Single number ratings such as the U.S. Environmental Protection Agency (EPA) Noise Reduction Rating (NRR) are indicators of how much noise attenuation or noise reduction HPDs are capable of under ideal conditions.
However, research suggests that users may receive less noise reduction on the job than indicated by the NRR printed on the package due to many factors such as:
- Differences in the size and shape of ear canals
- Not following the user instructions
- Variation between fittings
- Fitting skill
- Motivation of the user
To account for variability among real-world workers in real job conditions, various NRR derating schemes have been recommended. For example, as an alternative to enforcing engineering noise control requirements, U.S. OSHA allows employers to derate the NRR by 50 percent.
How well suited the earplug is to the size and shape of the ear canal and how well the earplug is fitted can affect the level of attenuation achieved, both during NRR testing in an acoustical laboratory, and when fitted and used by the user in the workplace.
The Important Role of HPD User Instructions
The test method for measuring NRR, ANSI S3.19-1974, requires hearing protectors to be inserted “in accordance with instructions from the manufacturer.” Manufacturers have typically specified in their earplug instructions that the opposite hand should be used to pull the pinna (outer ear) outward to help straighten the ear canal prior to inserting the earplug with the other hand. This is known as a two-handed insertion method.
Using a fitting technique that is not consistent with the manufacturer’s instructions means the attenuation rating or class cannot be applied for that fitting. In countries where regulations require the use of such ratings or classes to select hearing protectors with appropriate attenuation, employers may have compliance concerns if employees don’t follow the manufacturer’s fitting instructions. Users may also put themselves at risk of hearing damage and NIHL if they don’t adhere to proper user instructions.
Recently, innovative earplugs with fitting stems that are used to push the foam ear tips into the ears have been tested using two distinct methods of insertion—the traditional two-hand method and a one-hand insertion method that does not include the pinna pull.

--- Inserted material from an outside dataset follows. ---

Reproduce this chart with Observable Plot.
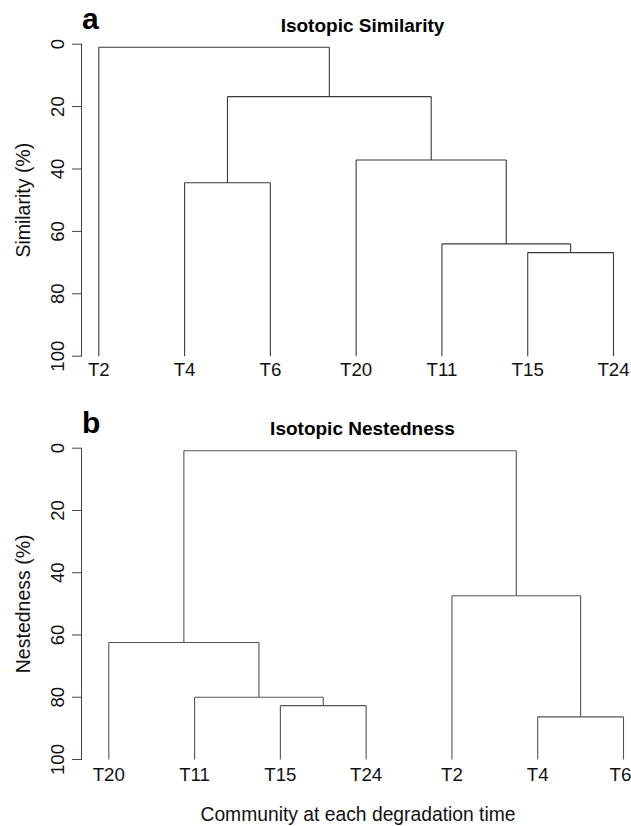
<!DOCTYPE html>
<html>
<head>
<meta charset="utf-8">
<script src="https://cdn.jsdelivr.net/npm/d3@7"></script>
<script src="https://cdn.jsdelivr.net/npm/@observablehq/plot@0.6"></script>
<style>
  html, body { margin: 0; padding: 0; background: #fff; }
  #chart { width: 631px; }
  #chart svg { display: block; }
</style>
</head>
<body>
<div id="chart"></div>
<script>
// ---- Data ----
const yTicks = [0, 20, 40, 60, 80, 100];

// Panel a: Isotopic Similarity
const leavesA = ["T2", "T4", "T6", "T20", "T11", "T15", "T24"];
// merges: [left child, right child, height]; children are leaf names or "m<index>"
const mergesA = [
  ["T15", "T24", 66.8],
  ["T11", "m0", 64.0],
  ["T20", "m1", 37.1],
  ["T4", "T6", 44.4],
  ["m3", "m2", 16.8],
  ["T2", "m4", 1.0]
];

// Panel b: Isotopic Nestedness
const leavesB = ["T20", "T11", "T15", "T24", "T2", "T4", "T6"];
const mergesB = [
  ["T15", "T24", 82.7],
  ["T11", "m0", 80.0],
  ["T20", "m1", 62.4],
  ["T4", "T6", 86.3],
  ["T2", "m3", 47.4],
  ["m2", "m4", 0.8]
];

const leafHeight = 100;

// ---- Build dendrogram segments ----
function segments(leaves, merges) {
  const pos = {};
  leaves.forEach((l, i) => pos[l] = {x: i, h: leafHeight});
  const segs = [];
  merges.forEach(([a, b, h], i) => {
    const A = pos[a], B = pos[b];
    segs.push({x1: A.x, x2: B.x, y1: h, y2: h});
    segs.push({x1: A.x, x2: A.x, y1: h, y2: A.h});
    segs.push({x1: B.x, x2: B.x, y1: h, y2: B.h});
    pos["m" + i] = {x: (A.x + B.x) / 2, h};
  });
  return segs;
}

const FONT = "'Liberation Sans', Arial, Helvetica, sans-serif";

function panel(opts) {
  const {leaves, merges, height, yRange, xRange, letter, title, ylabel, xlabel, stroke, leafDy} = opts;
  const marginLeft = 81, marginRight = 0;
  const marginTop = yRange[0], marginBottom = height - yRange[1];
  const segs = segments(leaves, merges);
  const leafData = leaves.map((name, i) => ({name, i}));
  const last = leafData.length - 1;
  const leafText = (data, dx) => Plot.text(data, {
    x: "i", y: () => leafHeight, text: "name", dy: leafDy, dx,
    lineAnchor: "bottom", textAnchor: "middle", fontSize: 18.7, fill: "#111"
  });
  const marks = [
    Plot.frame({anchor: "left", stroke: "#444"}),
    Plot.axisY({ticks: yTicks, tickSize: 9, tickFormat: () => "", stroke: "#444"}),
    Plot.text(yTicks, {
      y: d => d, text: d => String(d), frameAnchor: "left", dx: -17.5,
      rotate: -90, textAnchor: "middle", lineAnchor: "bottom",
      fontSize: 18.5, fill: "#111"
    }),
    Plot.link(segs, {x1: "x1", x2: "x2", y1: "y1", y2: "y2", stroke, strokeWidth: 1.1}),
    leafText(leafData.slice(0, last), 0),
    leafText(leafData.slice(last), opts.lastLeafDx || 0),
    Plot.text([letter], {
      frameAnchor: "top-left", dx: 0.5, dy: -15.4,
      textAnchor: "start", lineAnchor: "bottom", fontSize: 30, fontWeight: "bold", fill: "#000"
    }),
    Plot.text([title], {
      frameAnchor: "top", dx: 6, dy: opts.titleDy,
      textAnchor: "middle", lineAnchor: "bottom", fontSize: 19, fontWeight: "bold", fill: "#000"
    }),
    Plot.text([ylabel], {
      frameAnchor: "left", dx: -51.5, rotate: -90,
      textAnchor: "middle", lineAnchor: "bottom", fontSize: 19.5, fill: "#111"
    })
  ];
  if (xlabel) {
    marks.push(Plot.text([xlabel], {
      frameAnchor: "bottom", dx: 1.5, dy: opts.xlabelDy,
      textAnchor: "middle", lineAnchor: "bottom", fontSize: 19.3, fill: "#111"
    }));
  }
  return Plot.plot({
    width: 631,
    height,
    marginLeft, marginRight, marginTop, marginBottom,
    style: {fontFamily: FONT, background: "#fff", overflow: "visible"},
    x: {type: "linear", domain: [0, leaves.length - 1], range: xRange, axis: null},
    y: {domain: [0, 100], range: yRange, axis: null},
    marks
  });
}

const chart = document.getElementById("chart");
chart.appendChild(panel({
  leaves: leavesA, merges: mergesA, height: 395,
  yRange: [43.7, 355.7], xRange: [98.3, 613],
  letter: "a", title: "Isotopic Similarity", ylabel: "Similarity (%)",
  stroke: "#3a3a3a", leafDy: 19.5, titleDy: -12.7
}));
chart.appendChild(panel({
  leaves: leavesB, merges: mergesB, height: 431,
  yRange: [52.7, 364], xRange: [108.3, 623],
  letter: "b", title: "Isotopic Nestedness", ylabel: "Nestedness (%)",
  xlabel: "Community at each degradation time",
  stroke: "#555", leafDy: 21, titleDy: -13.7, lastLeafDx: -3,
  xlabelDy: 61
}));
</script>
</body>
</html>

It is important to note that the NRR values obtained from the two insertion methods are different. This validates the one-hand instruction as an acceptable insertion method. This dual NRR approach gives users more flexibility in choosing the best insertion method for their situation and maintains a valid NRR when calculating protected noise exposure.
These new earplugs have been tested for both one-hand AND two-hand insertion methods using manufacturer’s instructions that specify both methods of insertion. So, the user should closely follow the instructions for the insertion method that is aligned with the most appropriate NRR for the individual’s situation.
For all earplugs, regardless of method(s) of insertion specified in the manufacturer’s instructions, individual fit testing is recommended before using hearing protection in hazardous noise. In addition, periodic checks should be made to determine if training is needed on how to more effectively insert the earplugs to help improve the fit. These are vital components of an effective hearing conservation program.